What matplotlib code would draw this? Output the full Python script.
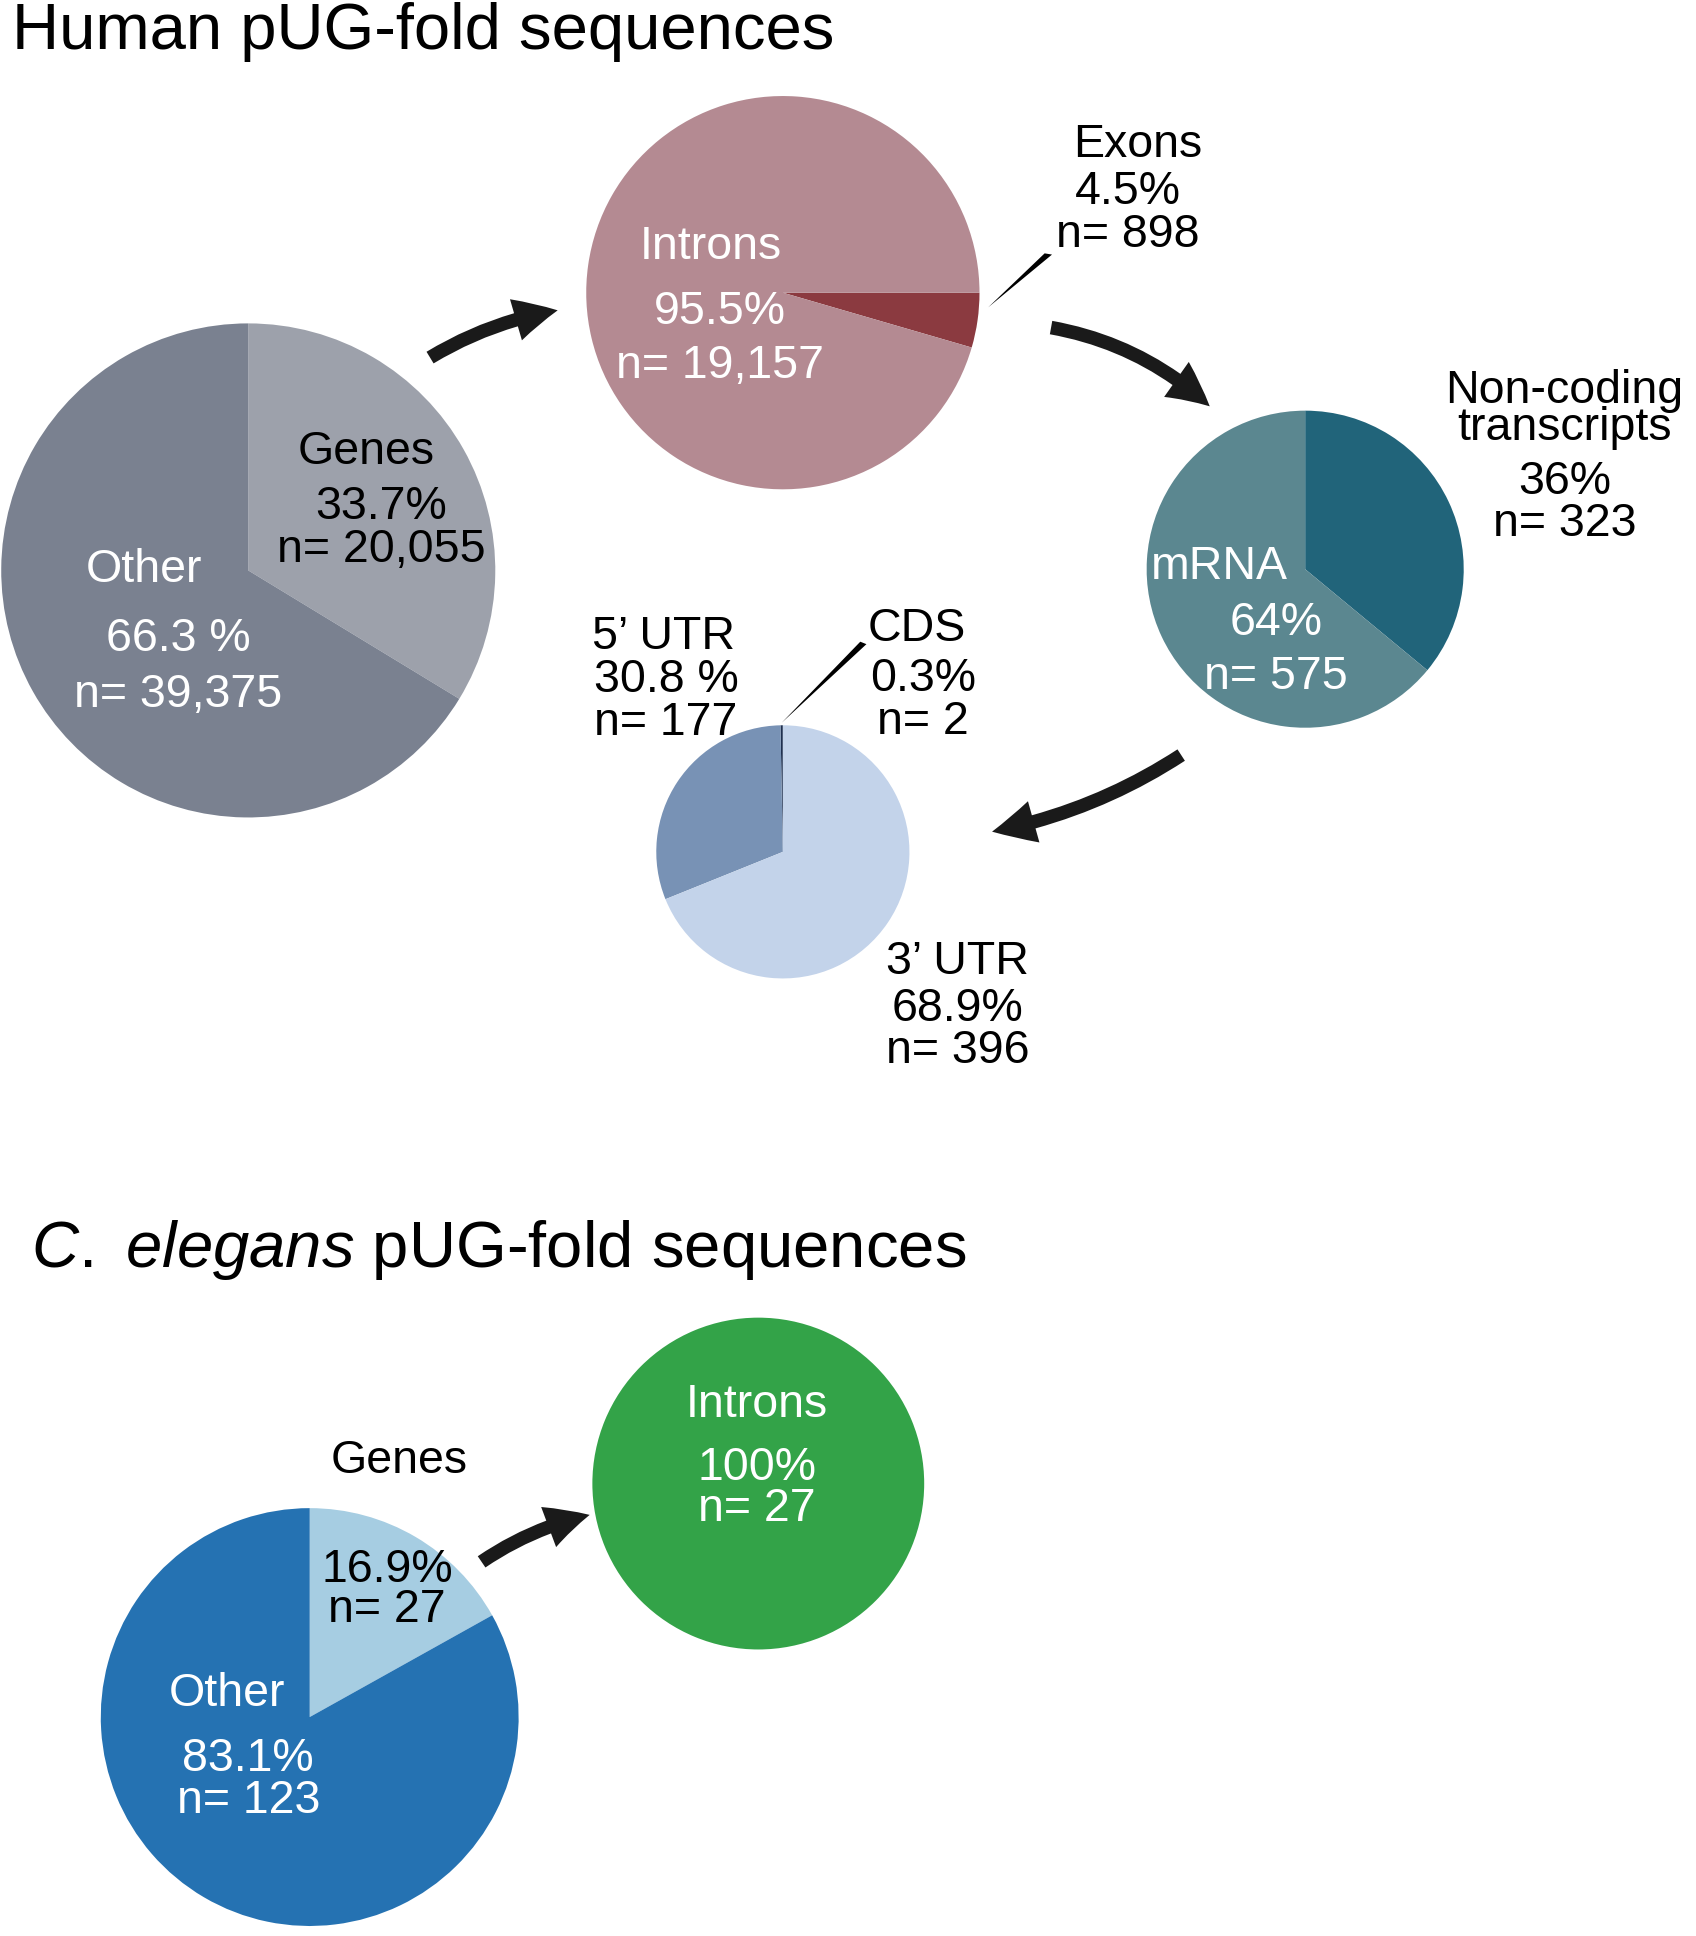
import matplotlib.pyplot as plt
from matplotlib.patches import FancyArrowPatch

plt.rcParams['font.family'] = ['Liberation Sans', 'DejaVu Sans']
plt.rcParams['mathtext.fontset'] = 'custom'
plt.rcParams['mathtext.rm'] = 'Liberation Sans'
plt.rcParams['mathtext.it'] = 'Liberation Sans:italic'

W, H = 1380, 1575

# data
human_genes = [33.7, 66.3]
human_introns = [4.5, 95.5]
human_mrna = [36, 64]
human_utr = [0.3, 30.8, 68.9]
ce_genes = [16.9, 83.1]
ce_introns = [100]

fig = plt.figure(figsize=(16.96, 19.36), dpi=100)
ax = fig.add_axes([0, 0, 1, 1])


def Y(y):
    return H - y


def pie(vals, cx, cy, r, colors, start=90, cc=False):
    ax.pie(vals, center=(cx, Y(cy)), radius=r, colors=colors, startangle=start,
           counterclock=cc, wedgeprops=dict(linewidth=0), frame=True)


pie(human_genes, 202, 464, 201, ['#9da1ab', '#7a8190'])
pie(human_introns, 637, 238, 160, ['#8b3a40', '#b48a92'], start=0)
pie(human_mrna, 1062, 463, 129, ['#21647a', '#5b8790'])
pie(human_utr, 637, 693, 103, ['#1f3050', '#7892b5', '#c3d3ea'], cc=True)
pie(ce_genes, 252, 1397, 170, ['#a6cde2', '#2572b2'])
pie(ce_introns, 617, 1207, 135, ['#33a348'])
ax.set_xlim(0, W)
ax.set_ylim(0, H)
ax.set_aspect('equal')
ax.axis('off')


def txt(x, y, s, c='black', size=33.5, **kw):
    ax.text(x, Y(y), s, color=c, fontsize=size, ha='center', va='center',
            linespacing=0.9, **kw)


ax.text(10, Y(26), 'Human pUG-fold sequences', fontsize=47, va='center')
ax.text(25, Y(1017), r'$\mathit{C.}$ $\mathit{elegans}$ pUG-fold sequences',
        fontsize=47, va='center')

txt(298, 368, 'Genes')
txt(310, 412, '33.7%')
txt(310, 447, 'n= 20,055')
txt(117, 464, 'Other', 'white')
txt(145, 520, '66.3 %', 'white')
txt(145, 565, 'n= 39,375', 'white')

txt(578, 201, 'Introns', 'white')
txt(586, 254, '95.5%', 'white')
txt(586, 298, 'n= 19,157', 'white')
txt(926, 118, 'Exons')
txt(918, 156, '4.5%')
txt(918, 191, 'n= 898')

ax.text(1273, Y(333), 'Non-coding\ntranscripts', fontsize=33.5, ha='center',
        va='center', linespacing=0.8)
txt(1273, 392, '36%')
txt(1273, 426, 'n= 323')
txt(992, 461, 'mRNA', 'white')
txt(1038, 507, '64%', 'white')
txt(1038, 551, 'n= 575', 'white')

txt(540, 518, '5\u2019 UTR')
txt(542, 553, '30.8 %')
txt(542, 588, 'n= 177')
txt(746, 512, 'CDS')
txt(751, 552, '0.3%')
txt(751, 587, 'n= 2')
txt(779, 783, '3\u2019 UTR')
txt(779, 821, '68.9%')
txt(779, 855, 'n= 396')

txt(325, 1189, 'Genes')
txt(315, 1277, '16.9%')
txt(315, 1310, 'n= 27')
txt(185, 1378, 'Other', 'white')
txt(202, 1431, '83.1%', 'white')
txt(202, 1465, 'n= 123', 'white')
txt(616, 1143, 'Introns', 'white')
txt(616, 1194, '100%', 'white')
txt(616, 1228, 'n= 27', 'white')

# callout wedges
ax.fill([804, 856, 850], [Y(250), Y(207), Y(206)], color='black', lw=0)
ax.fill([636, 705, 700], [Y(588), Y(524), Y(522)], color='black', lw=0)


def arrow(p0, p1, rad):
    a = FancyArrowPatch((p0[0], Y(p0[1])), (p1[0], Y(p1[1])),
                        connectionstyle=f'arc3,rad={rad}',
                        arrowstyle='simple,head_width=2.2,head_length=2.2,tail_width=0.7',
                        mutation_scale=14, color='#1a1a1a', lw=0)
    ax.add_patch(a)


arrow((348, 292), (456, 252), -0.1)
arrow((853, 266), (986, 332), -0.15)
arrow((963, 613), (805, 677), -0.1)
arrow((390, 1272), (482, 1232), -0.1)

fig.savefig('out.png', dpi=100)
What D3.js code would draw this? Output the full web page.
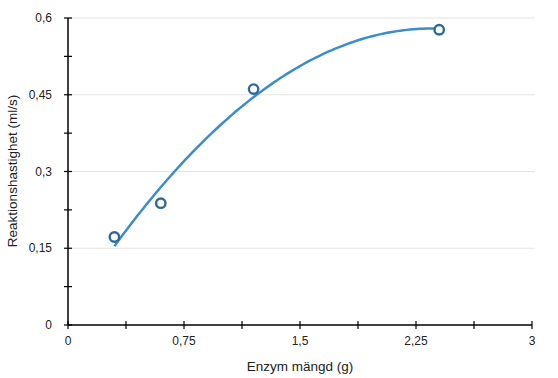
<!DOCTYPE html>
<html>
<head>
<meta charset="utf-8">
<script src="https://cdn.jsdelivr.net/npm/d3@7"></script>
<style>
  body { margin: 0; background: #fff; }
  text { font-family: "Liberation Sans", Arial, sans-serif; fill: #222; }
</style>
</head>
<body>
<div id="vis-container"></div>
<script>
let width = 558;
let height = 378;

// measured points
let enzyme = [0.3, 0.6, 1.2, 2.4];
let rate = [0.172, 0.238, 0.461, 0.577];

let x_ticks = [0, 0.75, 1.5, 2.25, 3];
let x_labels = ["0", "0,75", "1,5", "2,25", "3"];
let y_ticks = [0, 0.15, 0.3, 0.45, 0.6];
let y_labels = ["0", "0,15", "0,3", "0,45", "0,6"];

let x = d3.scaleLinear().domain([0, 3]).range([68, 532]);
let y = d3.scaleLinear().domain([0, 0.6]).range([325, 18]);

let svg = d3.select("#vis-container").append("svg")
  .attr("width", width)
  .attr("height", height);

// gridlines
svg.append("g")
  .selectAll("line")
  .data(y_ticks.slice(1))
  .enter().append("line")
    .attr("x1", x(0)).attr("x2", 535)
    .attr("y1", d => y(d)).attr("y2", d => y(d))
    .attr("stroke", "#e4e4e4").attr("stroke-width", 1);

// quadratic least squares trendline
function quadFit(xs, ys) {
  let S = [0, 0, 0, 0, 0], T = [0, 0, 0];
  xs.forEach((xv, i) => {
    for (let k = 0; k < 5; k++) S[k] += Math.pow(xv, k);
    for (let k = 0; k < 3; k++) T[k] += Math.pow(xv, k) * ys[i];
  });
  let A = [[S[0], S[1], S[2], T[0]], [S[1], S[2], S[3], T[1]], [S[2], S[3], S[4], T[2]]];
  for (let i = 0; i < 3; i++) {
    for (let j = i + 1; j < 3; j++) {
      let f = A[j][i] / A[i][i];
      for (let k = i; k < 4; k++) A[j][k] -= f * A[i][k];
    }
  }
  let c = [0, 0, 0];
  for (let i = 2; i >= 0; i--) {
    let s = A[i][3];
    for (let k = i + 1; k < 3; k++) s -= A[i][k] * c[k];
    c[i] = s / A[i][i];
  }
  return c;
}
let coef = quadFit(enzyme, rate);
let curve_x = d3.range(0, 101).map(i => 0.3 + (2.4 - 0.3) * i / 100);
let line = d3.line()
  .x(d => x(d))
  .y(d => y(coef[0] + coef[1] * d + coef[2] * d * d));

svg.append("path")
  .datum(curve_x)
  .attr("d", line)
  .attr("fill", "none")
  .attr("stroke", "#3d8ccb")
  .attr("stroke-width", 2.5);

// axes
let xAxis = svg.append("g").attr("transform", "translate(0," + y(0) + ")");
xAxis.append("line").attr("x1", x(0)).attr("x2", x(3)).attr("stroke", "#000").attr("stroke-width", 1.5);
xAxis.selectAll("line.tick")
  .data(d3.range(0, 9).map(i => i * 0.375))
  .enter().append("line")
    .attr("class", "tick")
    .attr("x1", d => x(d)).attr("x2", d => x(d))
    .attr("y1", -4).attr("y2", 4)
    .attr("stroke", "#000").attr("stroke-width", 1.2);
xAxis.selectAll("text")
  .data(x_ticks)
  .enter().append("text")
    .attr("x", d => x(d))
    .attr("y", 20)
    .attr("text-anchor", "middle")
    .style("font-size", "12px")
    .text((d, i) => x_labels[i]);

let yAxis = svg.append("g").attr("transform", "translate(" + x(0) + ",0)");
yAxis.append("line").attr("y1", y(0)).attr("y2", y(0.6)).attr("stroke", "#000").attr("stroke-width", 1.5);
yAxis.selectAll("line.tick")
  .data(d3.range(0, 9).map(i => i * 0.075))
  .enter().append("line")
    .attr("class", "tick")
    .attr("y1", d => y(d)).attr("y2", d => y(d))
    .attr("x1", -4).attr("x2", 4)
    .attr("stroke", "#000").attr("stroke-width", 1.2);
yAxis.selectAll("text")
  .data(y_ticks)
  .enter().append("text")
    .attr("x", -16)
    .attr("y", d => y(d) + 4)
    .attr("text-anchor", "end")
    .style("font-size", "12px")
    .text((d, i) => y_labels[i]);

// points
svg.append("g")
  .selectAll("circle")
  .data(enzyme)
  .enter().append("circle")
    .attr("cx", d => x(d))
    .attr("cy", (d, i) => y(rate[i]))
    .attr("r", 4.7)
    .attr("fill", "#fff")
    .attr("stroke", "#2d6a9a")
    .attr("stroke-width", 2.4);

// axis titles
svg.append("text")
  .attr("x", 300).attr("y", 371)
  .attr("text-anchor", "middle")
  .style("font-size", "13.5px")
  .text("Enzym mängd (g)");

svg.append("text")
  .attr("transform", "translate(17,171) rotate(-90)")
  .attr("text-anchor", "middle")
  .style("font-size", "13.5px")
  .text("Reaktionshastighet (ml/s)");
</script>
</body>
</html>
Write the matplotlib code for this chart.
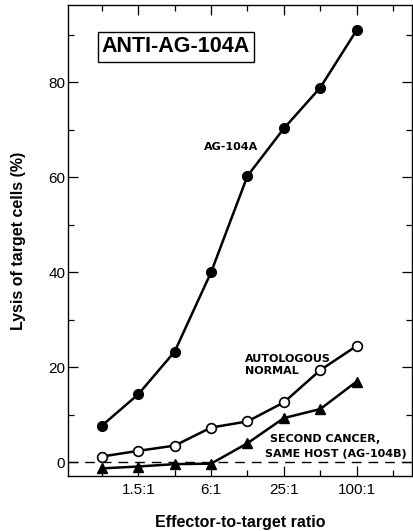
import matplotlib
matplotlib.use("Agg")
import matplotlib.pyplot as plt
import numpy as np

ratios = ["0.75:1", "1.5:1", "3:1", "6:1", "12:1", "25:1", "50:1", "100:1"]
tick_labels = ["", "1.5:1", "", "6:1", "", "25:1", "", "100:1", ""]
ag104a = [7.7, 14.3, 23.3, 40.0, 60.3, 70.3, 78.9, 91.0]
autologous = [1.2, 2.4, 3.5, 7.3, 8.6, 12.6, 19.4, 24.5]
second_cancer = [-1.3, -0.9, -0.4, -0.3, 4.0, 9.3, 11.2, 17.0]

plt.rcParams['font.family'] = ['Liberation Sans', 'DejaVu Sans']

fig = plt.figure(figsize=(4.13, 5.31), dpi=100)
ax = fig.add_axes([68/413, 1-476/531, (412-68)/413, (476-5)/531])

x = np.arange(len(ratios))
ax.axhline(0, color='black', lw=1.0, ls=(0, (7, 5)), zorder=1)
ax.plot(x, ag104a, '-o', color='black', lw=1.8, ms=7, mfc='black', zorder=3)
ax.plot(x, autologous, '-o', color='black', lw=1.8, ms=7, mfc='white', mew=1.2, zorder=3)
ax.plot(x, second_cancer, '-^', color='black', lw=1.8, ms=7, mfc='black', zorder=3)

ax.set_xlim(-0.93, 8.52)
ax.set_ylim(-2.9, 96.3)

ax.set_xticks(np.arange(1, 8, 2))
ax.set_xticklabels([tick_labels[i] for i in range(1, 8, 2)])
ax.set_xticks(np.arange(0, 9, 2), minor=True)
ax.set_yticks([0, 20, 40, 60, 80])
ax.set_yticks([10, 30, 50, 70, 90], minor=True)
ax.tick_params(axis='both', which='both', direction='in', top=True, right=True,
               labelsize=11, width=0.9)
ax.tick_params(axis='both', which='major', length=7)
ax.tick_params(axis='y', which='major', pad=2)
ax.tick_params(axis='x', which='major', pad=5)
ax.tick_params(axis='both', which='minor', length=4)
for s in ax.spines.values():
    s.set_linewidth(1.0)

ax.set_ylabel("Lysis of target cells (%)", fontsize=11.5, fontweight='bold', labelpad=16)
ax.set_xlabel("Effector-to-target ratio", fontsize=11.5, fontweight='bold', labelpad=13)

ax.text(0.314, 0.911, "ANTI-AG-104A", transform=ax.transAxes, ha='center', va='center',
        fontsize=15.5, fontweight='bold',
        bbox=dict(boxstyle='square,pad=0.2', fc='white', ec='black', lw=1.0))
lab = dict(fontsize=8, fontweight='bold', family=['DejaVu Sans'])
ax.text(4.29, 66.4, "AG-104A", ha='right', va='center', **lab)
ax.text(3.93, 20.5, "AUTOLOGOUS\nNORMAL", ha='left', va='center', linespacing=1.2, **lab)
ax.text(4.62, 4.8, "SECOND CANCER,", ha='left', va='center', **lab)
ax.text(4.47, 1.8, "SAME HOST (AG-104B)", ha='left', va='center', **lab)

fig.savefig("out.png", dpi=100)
⁂
What is required: Begin at the top of the material above and output each line exactly, stopping after the line that holds "counterclock=cc, wedgeprops=dict(linewidth=0), frame=True)". Leave out pictures.

Solution for this task:
What matplotlib code would draw this? Output the full Python script.
import matplotlib.pyplot as plt
from matplotlib.patches import FancyArrowPatch

plt.rcParams['font.family'] = ['Liberation Sans', 'DejaVu Sans']
plt.rcParams['mathtext.fontset'] = 'custom'
plt.rcParams['mathtext.rm'] = 'Liberation Sans'
plt.rcParams['mathtext.it'] = 'Liberation Sans:italic'

W, H = 1380, 1575

# data
human_genes = [33.7, 66.3]
human_introns = [4.5, 95.5]
human_mrna = [36, 64]
human_utr = [0.3, 30.8, 68.9]
ce_genes = [16.9, 83.1]
ce_introns = [100]

fig = plt.figure(figsize=(16.96, 19.36), dpi=100)
ax = fig.add_axes([0, 0, 1, 1])


def Y(y):
    return H - y


def pie(vals, cx, cy, r, colors, start=90, cc=False):
    ax.pie(vals, center=(cx, Y(cy)), radius=r, colors=colors, startangle=start,
           counterclock=cc, wedgeprops=dict(linewidth=0), frame=True)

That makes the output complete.